• Requirement: Please transcribe the listing below in full and word for word, without its pictures.

== Provided data ==

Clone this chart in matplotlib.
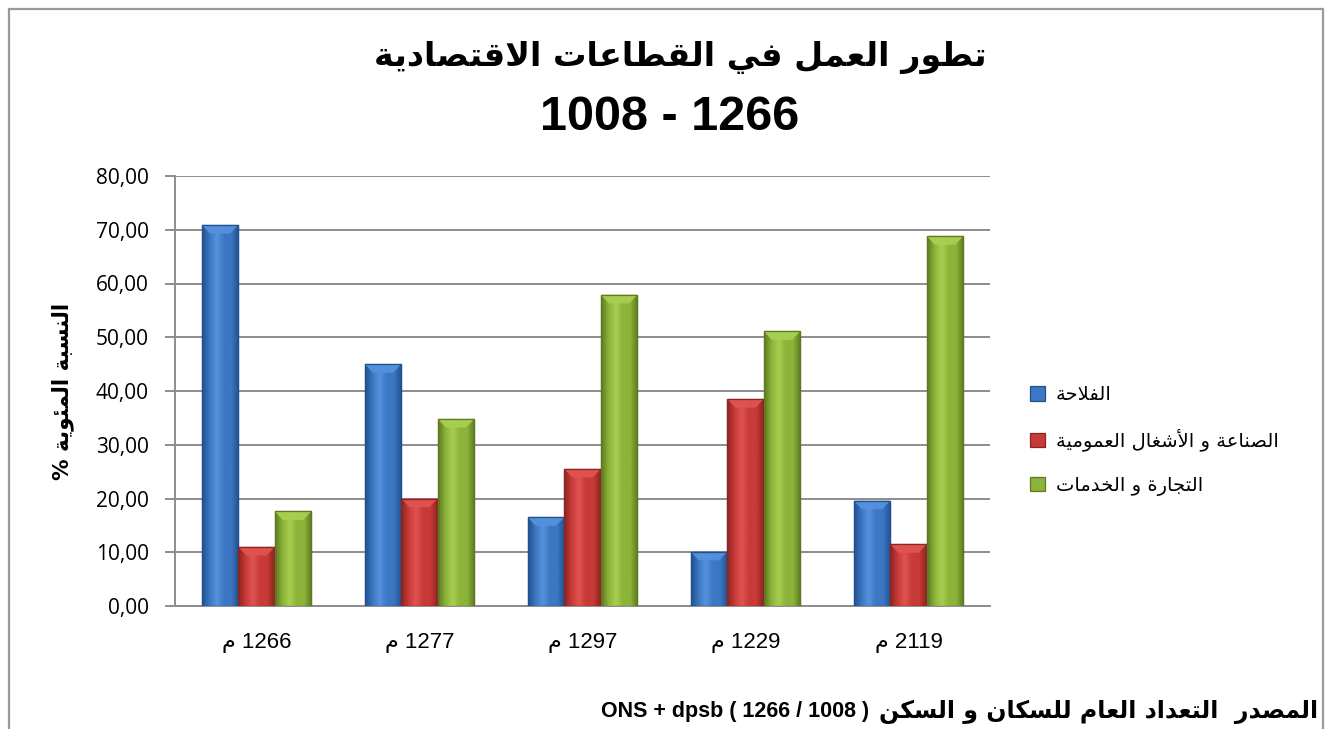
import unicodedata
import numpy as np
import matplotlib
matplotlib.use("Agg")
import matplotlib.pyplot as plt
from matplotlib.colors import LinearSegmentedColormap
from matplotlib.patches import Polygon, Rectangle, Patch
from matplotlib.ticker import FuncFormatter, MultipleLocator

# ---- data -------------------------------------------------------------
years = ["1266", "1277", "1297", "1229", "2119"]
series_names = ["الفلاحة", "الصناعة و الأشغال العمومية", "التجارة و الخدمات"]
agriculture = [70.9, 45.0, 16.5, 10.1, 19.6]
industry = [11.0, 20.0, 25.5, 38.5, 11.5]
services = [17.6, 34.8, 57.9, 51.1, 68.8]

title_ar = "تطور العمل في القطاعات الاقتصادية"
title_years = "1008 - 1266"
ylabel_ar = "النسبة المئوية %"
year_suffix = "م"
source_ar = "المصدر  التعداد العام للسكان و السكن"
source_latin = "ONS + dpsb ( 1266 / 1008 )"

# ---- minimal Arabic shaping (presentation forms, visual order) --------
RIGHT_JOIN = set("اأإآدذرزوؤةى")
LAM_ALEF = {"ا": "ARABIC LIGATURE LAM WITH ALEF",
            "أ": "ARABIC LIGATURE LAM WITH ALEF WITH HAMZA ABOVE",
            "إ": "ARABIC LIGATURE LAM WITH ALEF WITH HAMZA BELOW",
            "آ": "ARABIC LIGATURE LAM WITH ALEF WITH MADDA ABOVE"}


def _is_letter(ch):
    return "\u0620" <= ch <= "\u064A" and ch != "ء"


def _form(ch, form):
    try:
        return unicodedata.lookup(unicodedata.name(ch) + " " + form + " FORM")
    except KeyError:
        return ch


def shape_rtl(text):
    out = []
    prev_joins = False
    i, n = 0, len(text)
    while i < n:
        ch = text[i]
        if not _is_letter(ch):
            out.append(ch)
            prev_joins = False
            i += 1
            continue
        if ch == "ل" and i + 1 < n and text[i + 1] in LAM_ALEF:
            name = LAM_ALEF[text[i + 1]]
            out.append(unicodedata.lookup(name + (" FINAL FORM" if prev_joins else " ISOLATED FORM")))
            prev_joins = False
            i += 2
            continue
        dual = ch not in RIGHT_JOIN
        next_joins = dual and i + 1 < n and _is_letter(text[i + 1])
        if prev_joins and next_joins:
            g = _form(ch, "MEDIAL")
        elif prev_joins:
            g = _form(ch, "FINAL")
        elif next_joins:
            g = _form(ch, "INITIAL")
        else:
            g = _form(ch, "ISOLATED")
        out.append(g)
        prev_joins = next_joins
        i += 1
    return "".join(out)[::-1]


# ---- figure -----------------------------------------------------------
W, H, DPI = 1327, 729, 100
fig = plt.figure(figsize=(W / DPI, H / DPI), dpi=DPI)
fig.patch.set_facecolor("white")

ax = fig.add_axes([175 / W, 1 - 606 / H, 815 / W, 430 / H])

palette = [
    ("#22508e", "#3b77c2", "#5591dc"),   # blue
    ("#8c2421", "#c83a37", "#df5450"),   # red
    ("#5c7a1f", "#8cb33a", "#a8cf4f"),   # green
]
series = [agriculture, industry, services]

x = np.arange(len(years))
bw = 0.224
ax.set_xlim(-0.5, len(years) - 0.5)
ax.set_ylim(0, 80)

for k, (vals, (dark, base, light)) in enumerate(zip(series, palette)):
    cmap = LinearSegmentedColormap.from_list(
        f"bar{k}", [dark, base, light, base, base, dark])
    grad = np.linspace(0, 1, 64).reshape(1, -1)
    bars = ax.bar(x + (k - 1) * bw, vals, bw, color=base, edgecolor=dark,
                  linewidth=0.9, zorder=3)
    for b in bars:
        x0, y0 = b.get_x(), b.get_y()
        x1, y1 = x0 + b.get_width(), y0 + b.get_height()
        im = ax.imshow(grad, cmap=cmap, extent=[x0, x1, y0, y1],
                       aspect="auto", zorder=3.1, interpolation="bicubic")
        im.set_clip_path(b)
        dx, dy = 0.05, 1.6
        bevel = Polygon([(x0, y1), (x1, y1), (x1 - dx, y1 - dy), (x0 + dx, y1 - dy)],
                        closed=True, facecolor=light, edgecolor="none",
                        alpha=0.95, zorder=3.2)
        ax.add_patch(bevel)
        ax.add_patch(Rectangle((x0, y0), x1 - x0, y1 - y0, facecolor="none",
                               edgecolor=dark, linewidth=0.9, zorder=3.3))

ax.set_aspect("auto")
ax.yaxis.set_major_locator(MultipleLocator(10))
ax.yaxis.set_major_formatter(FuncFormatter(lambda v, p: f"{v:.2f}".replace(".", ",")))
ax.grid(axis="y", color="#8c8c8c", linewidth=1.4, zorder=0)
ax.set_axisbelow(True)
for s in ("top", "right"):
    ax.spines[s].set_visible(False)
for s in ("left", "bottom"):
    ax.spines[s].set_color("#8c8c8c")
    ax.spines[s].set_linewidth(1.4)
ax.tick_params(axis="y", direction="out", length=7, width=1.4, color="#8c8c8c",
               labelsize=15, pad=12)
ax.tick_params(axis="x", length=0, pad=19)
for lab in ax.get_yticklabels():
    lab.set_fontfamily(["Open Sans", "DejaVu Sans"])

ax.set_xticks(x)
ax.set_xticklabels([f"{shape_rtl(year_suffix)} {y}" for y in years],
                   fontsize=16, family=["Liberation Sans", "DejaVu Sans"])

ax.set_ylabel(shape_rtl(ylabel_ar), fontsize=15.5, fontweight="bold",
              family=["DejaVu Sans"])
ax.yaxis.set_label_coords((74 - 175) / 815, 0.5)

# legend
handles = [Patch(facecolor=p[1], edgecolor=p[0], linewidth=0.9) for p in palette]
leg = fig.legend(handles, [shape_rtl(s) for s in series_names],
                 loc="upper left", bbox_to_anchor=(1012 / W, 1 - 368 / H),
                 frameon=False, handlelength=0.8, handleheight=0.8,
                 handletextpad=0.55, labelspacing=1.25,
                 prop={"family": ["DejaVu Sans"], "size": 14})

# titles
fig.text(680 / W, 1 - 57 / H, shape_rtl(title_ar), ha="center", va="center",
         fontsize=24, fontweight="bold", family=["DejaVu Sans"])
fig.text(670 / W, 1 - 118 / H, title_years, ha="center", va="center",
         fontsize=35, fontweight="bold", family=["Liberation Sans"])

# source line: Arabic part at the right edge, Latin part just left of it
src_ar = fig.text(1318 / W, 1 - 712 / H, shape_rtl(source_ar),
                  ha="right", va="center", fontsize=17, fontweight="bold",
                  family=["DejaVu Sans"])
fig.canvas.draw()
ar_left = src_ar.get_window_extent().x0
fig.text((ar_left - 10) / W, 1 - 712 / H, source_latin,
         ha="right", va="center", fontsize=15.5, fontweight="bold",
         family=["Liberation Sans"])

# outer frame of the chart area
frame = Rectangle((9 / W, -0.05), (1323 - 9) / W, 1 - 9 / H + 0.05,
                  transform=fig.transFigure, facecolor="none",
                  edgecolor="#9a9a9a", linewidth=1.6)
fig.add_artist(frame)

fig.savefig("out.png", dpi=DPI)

===

• Written response:
Clone this chart in matplotlib.
import unicodedata
import numpy as np
import matplotlib
matplotlib.use("Agg")
import matplotlib.pyplot as plt
from matplotlib.colors import LinearSegmentedColormap
from matplotlib.patches import Polygon, Rectangle, Patch
from matplotlib.ticker import FuncFormatter, MultipleLocator

# ---- data -------------------------------------------------------------
years = ["1266", "1277", "1297", "1229", "2119"]
series_names = ["الفلاحة", "الصناعة و الأشغال العمومية", "التجارة و الخدمات"]
agriculture = [70.9, 45.0, 16.5, 10.1, 19.6]
industry = [11.0, 20.0, 25.5, 38.5, 11.5]
services = [17.6, 34.8, 57.9, 51.1, 68.8]

title_ar = "تطور العمل في القطاعات الاقتصادية"
title_years = "1008 - 1266"
ylabel_ar = "النسبة المئوية %"
year_suffix = "م"
source_ar = "المصدر  التعداد العام للسكان و السكن"
source_latin = "ONS + dpsb ( 1266 / 1008 )"

# ---- minimal Arabic shaping (presentation forms, visual order) --------
RIGHT_JOIN = set("اأإآدذرزوؤةى")
LAM_ALEF = {"ا": "ARABIC LIGATURE LAM WITH ALEF",
            "أ": "ARABIC LIGATURE LAM WITH ALEF WITH HAMZA ABOVE",
            "إ": "ARABIC LIGATURE LAM WITH ALEF WITH HAMZA BELOW",
            "آ": "ARABIC LIGATURE LAM WITH ALEF WITH MADDA ABOVE"}


def _is_letter(ch):
    return "\u0620" <= ch <= "\u064A" and ch != "ء"


def _form(ch, form):
    try:
        return unicodedata.lookup(unicodedata.name(ch) + " " + form + " FORM")
    except KeyError:
        return ch


def shape_rtl(text):
    out = []
    prev_joins = False
    i, n = 0, len(text)
    while i < n:
        ch = text[i]
        if not _is_letter(ch):
            out.append(ch)
            prev_joins = False
            i += 1
            continue
        if ch == "ل" and i + 1 < n and text[i + 1] in LAM_ALEF:
            name = LAM_ALEF[text[i + 1]]
            out.append(unicodedata.lookup(name + (" FINAL FORM" if prev_joins else " ISOLATED FORM")))
            prev_joins = False
            i += 2
            continue
        dual = ch not in RIGHT_JOIN
        next_joins = dual and i + 1 < n and _is_letter(text[i + 1])
        if prev_joins and next_joins:
            g = _form(ch, "MEDIAL")
        elif prev_joins:
            g = _form(ch, "FINAL")
        elif next_joins:
            g = _form(ch, "INITIAL")
        else:
            g = _form(ch, "ISOLATED")
        out.append(g)
        prev_joins = next_joins
        i += 1
    return "".join(out)[::-1]


# ---- figure -----------------------------------------------------------
W, H, DPI = 1327, 729, 100
fig = plt.figure(figsize=(W / DPI, H / DPI), dpi=DPI)
fig.patch.set_facecolor("white")

ax = fig.add_axes([175 / W, 1 - 606 / H, 815 / W, 430 / H])

palette = [
    ("#22508e", "#3b77c2", "#5591dc"),   # blue
    ("#8c2421", "#c83a37", "#df5450"),   # red
    ("#5c7a1f", "#8cb33a", "#a8cf4f"),   # green
]
series = [agriculture, industry, services]

x = np.arange(len(years))
bw = 0.224
ax.set_xlim(-0.5, len(years) - 0.5)
ax.set_ylim(0, 80)

for k, (vals, (dark, base, light)) in enumerate(zip(series, palette)):
    cmap = LinearSegmentedColormap.from_list(
        f"bar{k}", [dark, base, light, base, base, dark])
    grad = np.linspace(0, 1, 64).reshape(1, -1)
    bars = ax.bar(x + (k - 1) * bw, vals, bw, color=base, edgecolor=dark,
                  linewidth=0.9, zorder=3)
    for b in bars:
        x0, y0 = b.get_x(), b.get_y()
        x1, y1 = x0 + b.get_width(), y0 + b.get_height()
        im = ax.imshow(grad, cmap=cmap, extent=[x0, x1, y0, y1],
                       aspect="auto", zorder=3.1, interpolation="bicubic")
        im.set_clip_path(b)
        dx, dy = 0.05, 1.6
        bevel = Polygon([(x0, y1), (x1, y1), (x1 - dx, y1 - dy), (x0 + dx, y1 - dy)],
                        closed=True, facecolor=light, edgecolor="none",
                        alpha=0.95, zorder=3.2)
        ax.add_patch(bevel)
        ax.add_patch(Rectangle((x0, y0), x1 - x0, y1 - y0, facecolor="none",
                               edgecolor=dark, linewidth=0.9, zorder=3.3))

ax.set_aspect("auto")
ax.yaxis.set_major_locator(MultipleLocator(10))
ax.yaxis.set_major_formatter(FuncFormatter(lambda v, p: f"{v:.2f}".replace(".", ",")))
ax.grid(axis="y", color="#8c8c8c", linewidth=1.4, zorder=0)
ax.set_axisbelow(True)
for s in ("top", "right"):
    ax.spines[s].set_visible(False)
for s in ("left", "bottom"):
    ax.spines[s].set_color("#8c8c8c")
    ax.spines[s].set_linewidth(1.4)
ax.tick_params(axis="y", direction="out", length=7, width=1.4, color="#8c8c8c",
               labelsize=15, pad=12)
ax.tick_params(axis="x", length=0, pad=19)
for lab in ax.get_yticklabels():
    lab.set_fontfamily(["Open Sans", "DejaVu Sans"])

ax.set_xticks(x)
ax.set_xticklabels([f"{shape_rtl(year_suffix)} {y}" for y in years],
                   fontsize=16, family=["Liberation Sans", "DejaVu Sans"])

ax.set_ylabel(shape_rtl(ylabel_ar), fontsize=15.5, fontweight="bold",
              family=["DejaVu Sans"])
ax.yaxis.set_label_coords((74 - 175) / 815, 0.5)

# legend
handles = [Patch(facecolor=p[1], edgecolor=p[0], linewidth=0.9) for p in palette]
leg = fig.legend(handles, [shape_rtl(s) for s in series_names],
                 loc="upper left", bbox_to_anchor=(1012 / W, 1 - 368 / H),
                 frameon=False, handlelength=0.8, handleheight=0.8,
                 handletextpad=0.55, labelspacing=1.25,
                 prop={"family": ["DejaVu Sans"], "size": 14})

# titles
fig.text(680 / W, 1 - 57 / H, shape_rtl(title_ar), ha="center", va="center",
         fontsize=24, fontweight="bold", family=["DejaVu Sans"])
fig.text(670 / W, 1 - 118 / H, title_years, ha="center", va="center",
         fontsize=35, fontweight="bold", family=["Liberation Sans"])

# source line: Arabic part at the right edge, Latin part just left of it
src_ar = fig.text(1318 / W, 1 - 712 / H, shape_rtl(source_ar),
                  ha="right", va="center", fontsize=17, fontweight="bold",
                  family=["DejaVu Sans"])
fig.canvas.draw()
ar_left = src_ar.get_window_extent().x0
fig.text((ar_left - 10) / W, 1 - 712 / H, source_latin,
         ha="right", va="center", fontsize=15.5, fontweight="bold",
         family=["Liberation Sans"])

# outer frame of the chart area
frame = Rectangle((9 / W, -0.05), (1323 - 9) / W, 1 - 9 / H + 0.05,
                  transform=fig.transFigure, facecolor="none",
                  edgecolor="#9a9a9a", linewidth=1.6)
fig.add_artist(frame)

fig.savefig("out.png", dpi=DPI)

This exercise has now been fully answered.